Sriram's point is that usually, in a loosely integrated supply chain where there are four or five related entities, somebody has a very high cost of capital and somebody has a very low cost of capital. The person who has the low cost of capital is typically the end buyer.
An information asymmetry and the fact that each transaction is seen atomically, prevents participants from leveraging their low cost of capital, which could in turn help the supply chain lower the cost of goods. Tracking and visibility reveals the driving motor for each atomic transaction typically requires some type of a payment or a payment guarantee.
"Imagine if that same cotton bail was tracked as it travelled through the supply chain until it became that finished good which was then sitting on a hanger that a consumer went and picked up. You can begin to recognise how the flow of goods dovetails with the flow of money. Together they form the flow of information that all parties in the supply chain can leverage," said Sriram.
"Instead of focusing on the trade, focus on how this trade fits in. Collaborative commerce is where all parties within a supply chain are working collaboratively with each other, supporting each other in their strengths and weaknesses; where a party with a low cost of capital can use that low cost of capital to work collaboratively and satisfy consumer demand.
"All this is happening in a trusted and secure environment.
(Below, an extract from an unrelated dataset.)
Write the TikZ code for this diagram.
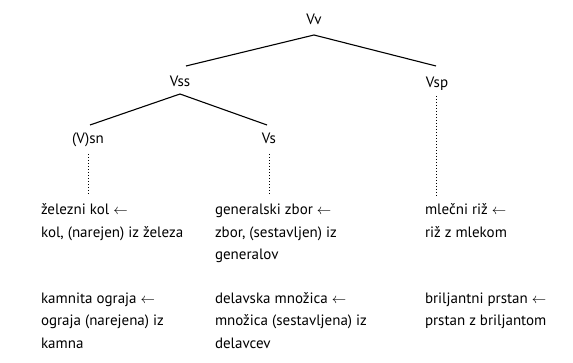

It's not that you are paying more for it; in fact you are paying less for it because your cost of goods goes down, your visibility goes up and your demand forecasting gets better."
Sriram, who is a qualified ship's captain, understands that the cost of working capital financing is a sufficient carrot in the supply chain model. It depends on the nature of your balance sheet and can be expensive, ranging from an annualised percentage of at least 15% to maybe 18% to 20% – and this is in the US. When it comes to large buyers the cost of capital can be almost zero percent.
"Small to medium sized business particularly today is hurting because cash flow is oxygen and they don't have access to low cost working capital. Then they are effectively selling to end customers who have got significant amounts of dollars sitting in the bank not generating returns for them, which they could tap to help lubricate their own supply chains."
This article is the first in a series that begins to outline how the blockchain allows for the true realisation of collaborative commerce. Using the cotton trade we can see how loosely integrated supply chains can gain visibility, lowered risk, COGS and the strengthening of weak balance sheets.
Going forward we will explore how Skuchain's Collaborative Commerce vision works in tightly integrated supply chains that many large enterprises with multiple divisions all using disparate ERP platforms have. We will follow that with how the flow of goods is tracked as it travels through the supply chain from raw material to finished goods and through the distribution channel. This will be followed by a look at the various payment guarantees that each buy/sell transaction has and the participation of banks either through a Letter of Credit or Open Account and finally how fiduciary code on the blockchain helps with the transfer of PO's, invoices and assets.